**Problem requirements:**
Only the pictures are omitted; repeat all other data exactly.

**Data shown:**
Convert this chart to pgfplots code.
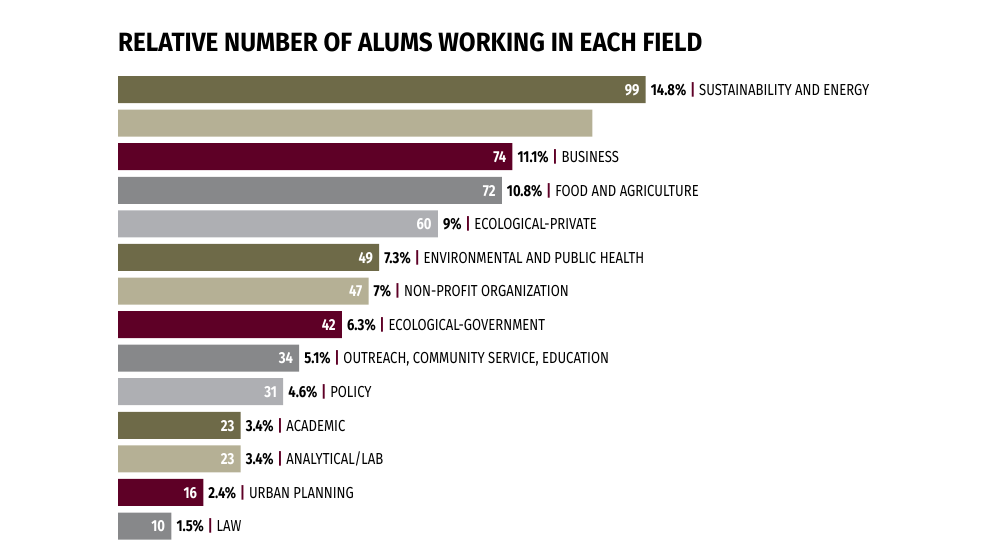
\documentclass[border=0pt]{standalone}
\usepackage{pgfplots}
\pgfplotsset{compat=1.18}
\usepackage{fontspec}
\setmainfont[FakeStretch=0.82]{Fira Sans}
\newfontfamily\titlefont[FakeStretch=0.92]{Fira Sans}
\definecolor{cOlive}{HTML}{6E6A48}
\definecolor{cTan}{HTML}{B5B095}
\definecolor{cMaroon}{HTML}{5E0026}
\definecolor{cDark}{HTML}{87888A}
\definecolor{cLight}{HTML}{AEAFB3}
\newcommand\fs{\fontsize{16}{16}\selectfont}
\newcommand\barlab[4]{%
  \node[anchor=base east, text=white, font=\bfseries\fs, inner sep=0, xshift=-6bp, yshift=-5.8bp] at (axis cs:#1,#2) {#1};
  \node[anchor=base west, font=\fs, inner sep=0, xshift=5bp, yshift=-5.8bp] at (axis cs:#1,#2) {\textbf{#3}\hspace{4bp}{\color{cMaroon}\textbf{|}}\hspace{4bp}#4};
}
\begin{document}
\begin{tikzpicture}[x=1bp,y=1bp]
\path[use as bounding box] (0,0) rectangle (1000,560);
\node[anchor=base west, font=\titlefont\bfseries\fontsize{26.5}{26.5}\selectfont, inner sep=0] at (118,508) {RELATIVE NUMBER OF ALUMS WORKING IN EACH FIELD};
\begin{axis}[at={(118bp,17.2bp)}, anchor=south west, scale only axis,
  width=533bp, height=470bp, xmin=0, xmax=100, ymin=-0.5, ymax=13.5,
  y dir=reverse, hide axis, clip=false, xbar, bar width=27bp, bar shift=0pt]
\addplot[draw=none, fill=cOlive] coordinates {(99,0) (49,5) (23,10)};
\addplot[draw=none, fill=cTan] coordinates {(89,1) (47,6) (23,11)};
\addplot[draw=none, fill=cMaroon] coordinates {(74,2) (42,7) (16,12)};
\addplot[draw=none, fill=cDark] coordinates {(72,3) (34,8) (10,13)};
\addplot[draw=none, fill=cLight] coordinates {(60,4) (31,9)};
\barlab{99}{0}{14.8\%}{SUSTAINABILITY AND ENERGY}
\barlab{74}{2}{11.1\%}{BUSINESS}
\barlab{72}{3}{10.8\%}{FOOD AND AGRICULTURE}
\barlab{60}{4}{9\%}{ECOLOGICAL-PRIVATE}
\barlab{49}{5}{7.3\%}{ENVIRONMENTAL AND PUBLIC HEALTH}
\barlab{47}{6}{7\%}{NON-PROFIT ORGANIZATION}
\barlab{42}{7}{6.3\%}{ECOLOGICAL-GOVERNMENT}
\barlab{34}{8}{5.1\%}{OUTREACH, COMMUNITY SERVICE, EDUCATION}
\barlab{31}{9}{4.6\%}{POLICY}
\barlab{23}{10}{3.4\%}{ACADEMIC}
\barlab{23}{11}{3.4\%}{ANALYTICAL/LAB}
\barlab{16}{12}{2.4\%}{URBAN PLANNING}
\barlab{10}{13}{1.5\%}{LAW}
\end{axis}
\end{tikzpicture}
\end{document}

**The output:**
Convert this chart to pgfplots code.
\documentclass[border=0pt]{standalone}
\usepackage{pgfplots}
\pgfplotsset{compat=1.18}
\usepackage{fontspec}
\setmainfont[FakeStretch=0.82]{Fira Sans}
\newfontfamily\titlefont[FakeStretch=0.92]{Fira Sans}
\definecolor{cOlive}{HTML}{6E6A48}
\definecolor{cTan}{HTML}{B5B095}
\definecolor{cMaroon}{HTML}{5E0026}
\definecolor{cDark}{HTML}{87888A}
\definecolor{cLight}{HTML}{AEAFB3}
\newcommand\fs{\fontsize{16}{16}\selectfont}
\newcommand\barlab[4]{%
  \node[anchor=base east, text=white, font=\bfseries\fs, inner sep=0, xshift=-6bp, yshift=-5.8bp] at (axis cs:#1,#2) {#1};
  \node[anchor=base west, font=\fs, inner sep=0, xshift=5bp, yshift=-5.8bp] at (axis cs:#1,#2) {\textbf{#3}\hspace{4bp}{\color{cMaroon}\textbf{|}}\hspace{4bp}#4};
}
\begin{document}
\begin{tikzpicture}[x=1bp,y=1bp]
\path[use as bounding box] (0,0) rectangle (1000,560);
\node[anchor=base west, font=\titlefont\bfseries\fontsize{26.5}{26.5}\selectfont, inner sep=0] at (118,508) {RELATIVE NUMBER OF ALUMS WORKING IN EACH FIELD};
\begin{axis}[at={(118bp,17.2bp)}, anchor=south west, scale only axis,
  width=533bp, height=470bp, xmin=0, xmax=100, ymin=-0.5, ymax=13.5,
  y dir=reverse, hide axis, clip=false, xbar, bar width=27bp, bar shift=0pt]
\addplot[draw=none, fill=cOlive] coordinates {(99,0) (49,5) (23,10)};
\addplot[draw=none, fill=cTan] coordinates {(89,1) (47,6) (23,11)};
\addplot[draw=none, fill=cMaroon] coordinates {(74,2) (42,7) (16,12)};
\addplot[draw=none, fill=cDark] coordinates {(72,3) (34,8) (10,13)};
\addplot[draw=none, fill=cLight] coordinates {(60,4) (31,9)};
\barlab{99}{0}{14.8\%}{SUSTAINABILITY AND ENERGY}
\barlab{74}{2}{11.1\%}{BUSINESS}
\barlab{72}{3}{10.8\%}{FOOD AND AGRICULTURE}
\barlab{60}{4}{9\%}{ECOLOGICAL-PRIVATE}
\barlab{49}{5}{7.3\%}{ENVIRONMENTAL AND PUBLIC HEALTH}
\barlab{47}{6}{7\%}{NON-PROFIT ORGANIZATION}
\barlab{42}{7}{6.3\%}{ECOLOGICAL-GOVERNMENT}
\barlab{34}{8}{5.1\%}{OUTREACH, COMMUNITY SERVICE, EDUCATION}
\barlab{31}{9}{4.6\%}{POLICY}
\barlab{23}{10}{3.4\%}{ACADEMIC}
\barlab{23}{11}{3.4\%}{ANALYTICAL/LAB}
\barlab{16}{12}{2.4\%}{URBAN PLANNING}
\barlab{10}{13}{1.5\%}{LAW}
\end{axis}
\end{tikzpicture}
\end{document}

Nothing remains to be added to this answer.